Building Bridges

I’ve often thought of myself as a bridge-builder.

 

I like helping couples connect despite the great divides between themselves.  It is inevitable that gaps will exist around gender or personality style differences and without that bridge, without building a way to understand and explain what is going on, there is a risk that tragic misunderstandings can develop. For example, when there are differences in how often one person wants to have sex, clean the house, spend money, it can lead to escalating conflict.

 

In individual therapy, often the bridge that needs to be built is one to connect disparate parts of one’s own self.  Some of us have such strong “shoulda-woulda-coulda” parts that we lose touch with our authentic selves and the eventual outcome can be depression and anxiety.
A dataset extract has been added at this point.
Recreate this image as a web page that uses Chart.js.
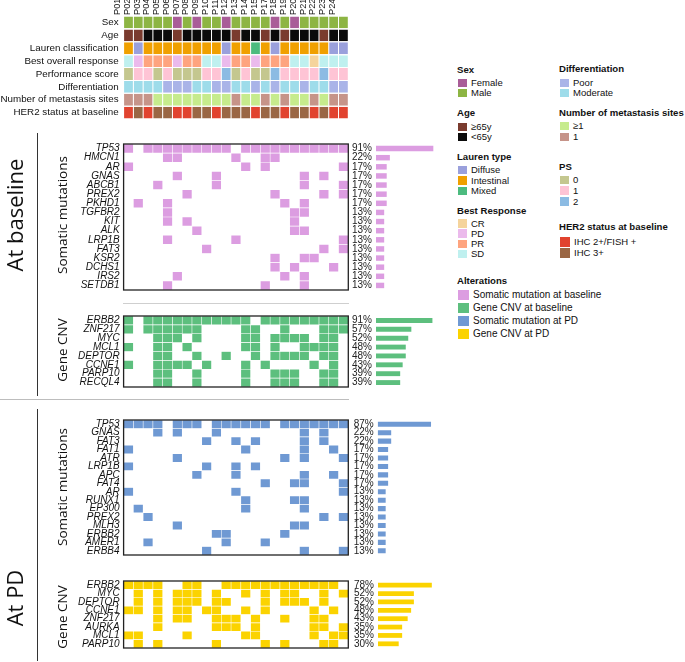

For example, the person who chooses to become a doctor because that is what the family expected despite truly wanting to become an artist or musician. 

 

Another type of bridge building that I am engaged in is with the person from a culturally different background.  These clients have been either born, raised or newly arrived in the United States, but their parents were raised in a very different culture.  As a result, the person has one foot in each culture.  There can be huge divides between their life experiences. Each struggles to hold on to their own beliefs while trying to maintain a mutual love and respect. I want the individual to educate me about their particular beliefs and standards so that I can be helpful at increasing the understanding between the generations. 

 

For me, whoever walks into my office, whether male/female, gay/straight, White, Black, Asian, Hispanic, religious, non-religious,  I approach each person as someone who wants and deserves to be understood by me, but more importantly, by themselves.  In that way, they can become their own bridge builder in their own relationships and build a more fulfilling life.